A Christmas Gift for Mediators by Sala Sihombing


In the spirit of the season, I am offering a Christmas gift to mediators.  Although conflict can debase our humanity and make us incapable of making logical decisions, it is possible for people to make decisions, which honour our shared humanity. And we have a Christmas story to prove it.

In a series of trenches across the desolation of the Western Front, individual groups of people decided to celebrate their values over their orders.  How did this happen?

The First World War was known as the Great War, the War to end all wars due to the horror and devastation it wrought.  The use of mechanised weaponry and chemical weapons brought a new level of savagery to war. In particular, the First World War saw the escalation of the separation between the weapon and the effect.  People removed from witnessing the impact of the chlorine gas could drop bombs with abandon.

The First World War poets wrote movingly of the horror of the war.  Made all the more tragic given that many had signed up in an ecstasy of patriotism or jingoism depending on your viewpoint.

But in December of 1914, something special began to happen on the Western Front. In contradiction to their orders, soldiers from Germany and British soldiers began recognising their shared humanity.  They created an informal truce.  They sang their own Christmas songs, they shared greetings and exchanged gifts.  In the midst of the mire and mud they managed to rise above their surroundings. In fact, these truces happened periodically throughout the First World War to allow soldiers to recover the injured and dead or to have a moment of respite from fighting.

In mediation, it can seem as if people are so positional that they will never connect with their interests.  In mediation terms the soldiers on the Western Front managed to go below the line and respond to their interests over their positions.

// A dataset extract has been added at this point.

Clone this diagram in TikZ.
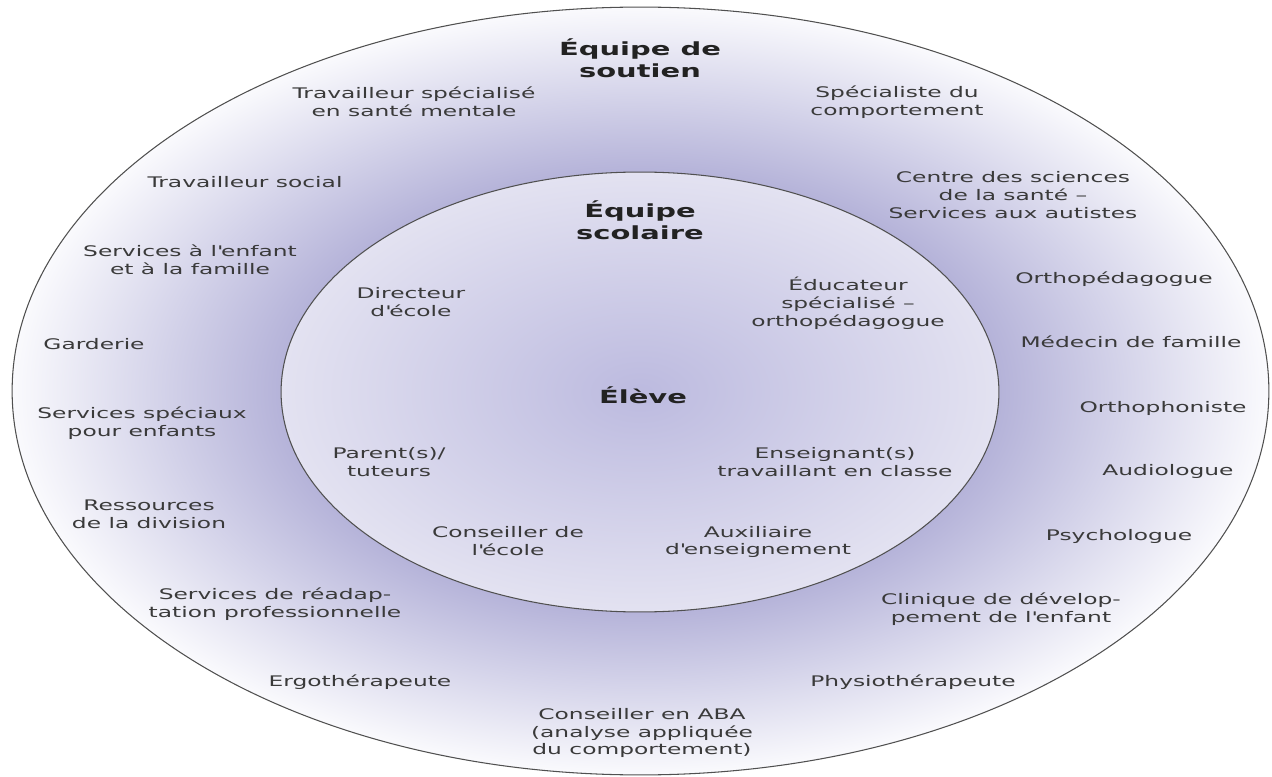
\documentclass[tikz,border=0pt]{standalone}
\usepackage{fontspec}
\setmainfont[FakeStretch=1.6]{DejaVu Sans}
\usepackage{tikz}
\definecolor{ink}{HTML}{3A3A3A}
\definecolor{inkbold}{HTML}{222222}
\definecolor{rimline}{HTML}{505050}
\definecolor{ringin}{HTML}{B5B3D9}
\definecolor{ringmid}{HTML}{D3D2E9}
\definecolor{ringout}{HTML}{FAFAFD}
\definecolor{corein}{HTML}{BCBADF}
\definecolor{coreout}{HTML}{E3E2F1}
\pgfdeclareradialshading{ringshade}{\pgfpoint{0bp}{0bp}}{color(0bp)=(ringin); color(14.3bp)=(ringin); color(19bp)=(ringmid); color(25bp)=(ringout); color(50bp)=(white)}
\newcommand{\apos}{\textquotesingle}

\begin{document}
\begin{tikzpicture}[
  x=0.02cm, y=-0.02cm,
  every node/.style={font=\fontsize{8.3}{10.2}\selectfont, text=ink, align=center, inner sep=0pt},
  team/.style={font=\fontsize{10.3}{12.8}\selectfont\bfseries, text=inkbold},
  outline/.style={draw=rimline, line width=0.6pt}
]
\useasboundingbox (0,0) rectangle (1272,777);

\shadedraw[outline, shading=ringshade] (640.5,391) ellipse [x radius=12.57cm, y radius=7.68cm];
\shadedraw[outline, inner color=corein, outer color=coreout] (640,392) ellipse [x radius=7.18cm, y radius=4.4cm];

\node[team] (soutien) at (640,58) {Équipe de\\soutien};
\node[team] (scolaire) at (640,220) {Équipe\\scolaire};
\node[team] (eleve) at (643,395) {Élève};

\node (sante) at (414,102) {Travailleur spécialisé\\en santé mentale};
\node (comport) at (897,102) {Spécialiste du\\comportement};
\node (social) at (245,182) {Travailleur social};
\node (autistes) at (1013,195) {Centre des sciences\\de la santé –\\Services aux autistes};
\node (famille) at (190,260) {Services à l\apos enfant\\et à la famille};
\node (orthoped) at (1114,279) {Orthopédagogue};
\node (garderie) at (94,344) {Garderie};
\node (medecin) at (1131,342) {Médecin de famille};
\node (speciaux) at (142,423) {Services spéciaux\\pour enfants};
\node (orthophon) at (1163,408) {Orthophoniste};
\node (division) at (149,514) {Ressources\\de la division};
\node (audio) at (1168,471) {Audiologue};
\node (psycho) at (1119,536) {Psychologue};
\node (readapt) at (275,604) {Services de réadap-\\tation professionnelle};
\node (clinique) at (1001,609) {Clinique de dévelop-\\pement de l\apos enfant};
\node (ergo) at (360,682) {Ergothérapeute};
\node (physio) at (913,682) {Physiothérapeute};
\node (aba) at (642,733) {Conseiller en ABA\\(analyse appliquée\\du comportement)};

\node (directeur) at (411,302) {Directeur\\d\apos école};
\node (educ) at (848,303) {Éducateur\\spécialisé –\\orthopédagogue};
\node (parent) at (389,462) {Parent(s)/\\tuteurs};
\node (enseignant) at (835,462) {Enseignant(s)\\travaillant en classe};
\node (conseiller) at (508,541) {Conseiller de\\l\apos école};
\node (auxiliaire) at (758,542) {Auxiliaire\\d\apos enseignement};
\end{tikzpicture}
\end{document}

We often use the imagery of war to describe conflict between people.  However, for most people while their personal or commercial conflict can feel like they are engaged in battle, it is not a matter of life and death. A sense of perspective is often an early casualty of disputes.  The positions of adversaries in conflict can make it difficult to understand that the dispute is a shared misery.

In ‘Strange Meeting’, Wilfred Owen, describes how a soldier falls out of the battle and realises he is now in Hell.  He meets another soldier and they consider their shared fate. The other soldier explains that the reason he is familiar is that he was the enemy who the soldier killed the day before. However, he greets him now without recrimination and calls him friend.

So the gift for mediators is the memory that in the worst of circumstances people are capable of reconnecting with and reasserting their humanity. People are capable of moving beyond their positions to honour their interests and values. The optimism that characterises mediation’s belief in the ability of people to solve their own problems has history on its side.